_PROBLEM STATEMENT_
From the entries that follow, gather each line holding the word "this".

___ DATA EXCERPTS ___

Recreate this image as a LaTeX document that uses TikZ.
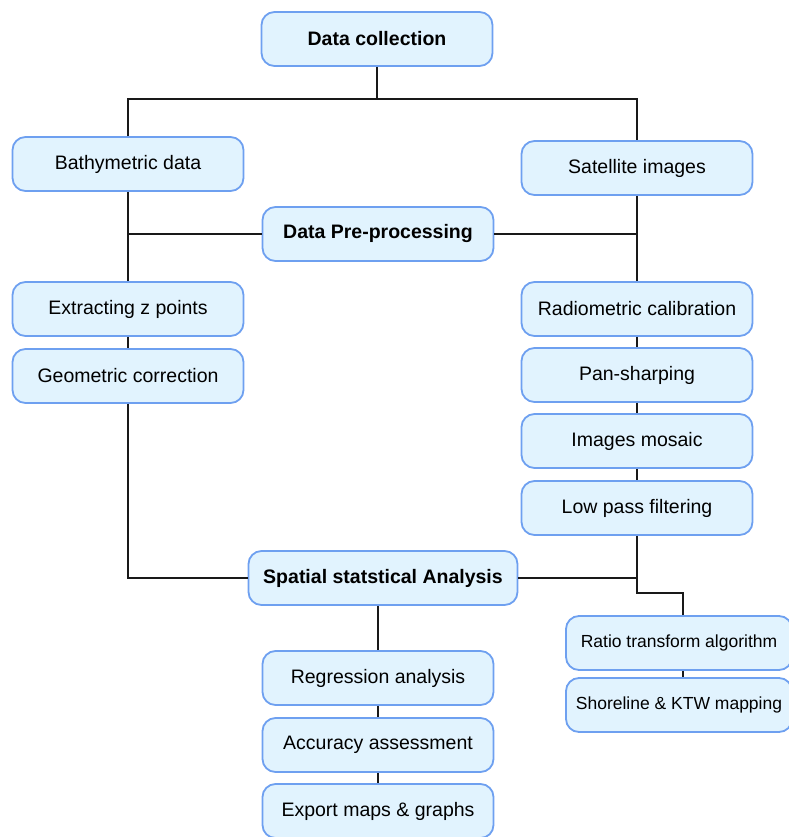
\documentclass[tikz,border=0pt]{standalone}
\usepackage{fontspec}
\setmainfont{Liberation Sans}
\usepackage{xcolor}
\usepackage{tikz}
\usetikzlibrary{positioning, calc}
\definecolor{boxfill}{RGB}{225, 243, 254}
\definecolor{boxline}{RGB}{110, 160, 240}
\definecolor{linkgray}{RGB}{25, 25, 25}

\begin{document}
\begin{tikzpicture}[x=1pt, y=-1pt,
    box/.style={rectangle, rounded corners=13pt, fill=boxfill, draw=boxline, line width=1.8pt, minimum width=231pt, minimum height=54pt, align=center, font=\fontsize{19.5}{23}\selectfont},
    head/.style={box, font=\fontsize{19.5}{23}\selectfont\bfseries},
    side/.style={box, minimum width=226pt, inner xsep=2pt, font=\fontsize{17.5}{21}\selectfont},
    link/.style={linkgray, line width=2.2pt}
]
    \useasboundingbox (0,0) rectangle (788,837);

    % Top
    \node[head] (dc) at (377, 39) {Data collection};
    \node[box] (bd) at (128, 164) {Bathymetric data};
    \node[box] (si) at (637, 168) {Satellite images};
    \node[head] (dp) at (378, 234) {Data Pre-processing};

    % Left branch
    \node[box] (ez) at (128, 309) {Extracting z points};
    \node[box] (gc) at (128, 376) {Geometric correction};

    % Right branch
    \node[box] (rc) at (637, 309) {Radiometric calibration};
    \node[box] (ps) at (637, 375) {Pan-sharping};
    \node[box] (im) at (637, 441) {Images mosaic};
    \node[box] (lp) at (637, 508) {Low pass filtering};

    % Analysis
    \node[head, minimum width=269pt] (sa) at (383, 578) {Spatial statstical Analysis};
    \node[box] (ra) at (378, 678) {Regression analysis};
    \node[box] (aa) at (378, 745) {Accuracy assessment};
    \node[box] (em) at (378, 811) {Export maps \& graphs};
    \node[side] (rt) at (679, 643) {Ratio transform algorithm};
    \node[side] (sk) at (679, 705) {Shoreline \& KTW mapping};

    % Links
    \coordinate (split) at (377, 99);
    \draw[link] (dc) -- (split);
    \draw[link] (bd.north) |- (split) -| (si.north);
    \draw[link] (bd) -- (ez);
    \draw[link] (si) -- (rc);
    \draw[link] (dp.west) -- (dp.west -| bd.south);
    \draw[link] (dp.east) -- (dp.east -| si.south);
    \draw[link] (ez) -- (gc);
    \draw[link] (gc.south) |- (sa.west);
    \draw[link] (rc) -- (ps);
    \draw[link] (ps) -- (im);
    \draw[link] (im) -- (lp);
    \draw[link] (sa.east) -| (lp.south);
    \draw[link] (lp.south) -- ++(0, 57) -| ([xshift=4pt]rt.north);
    \draw[link] ([xshift=4pt]rt.south) -- ([xshift=4pt]sk.north);
    \draw[link] (sa.south -| ra.north) -- (ra);
    \draw[link] (ra) -- (aa);
    \draw[link] (aa) -- (em);
\end{tikzpicture}
\end{document}
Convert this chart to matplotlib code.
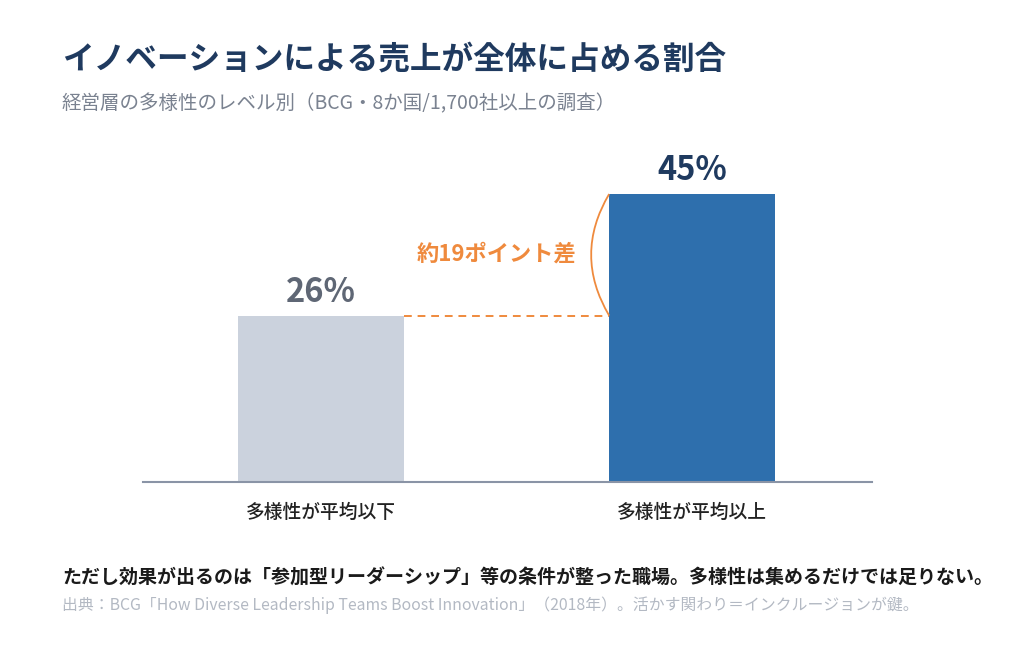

___

_OUTPUT OF THE TASK_
Recreate this image as a LaTeX document that uses TikZ.
Convert this chart to matplotlib code.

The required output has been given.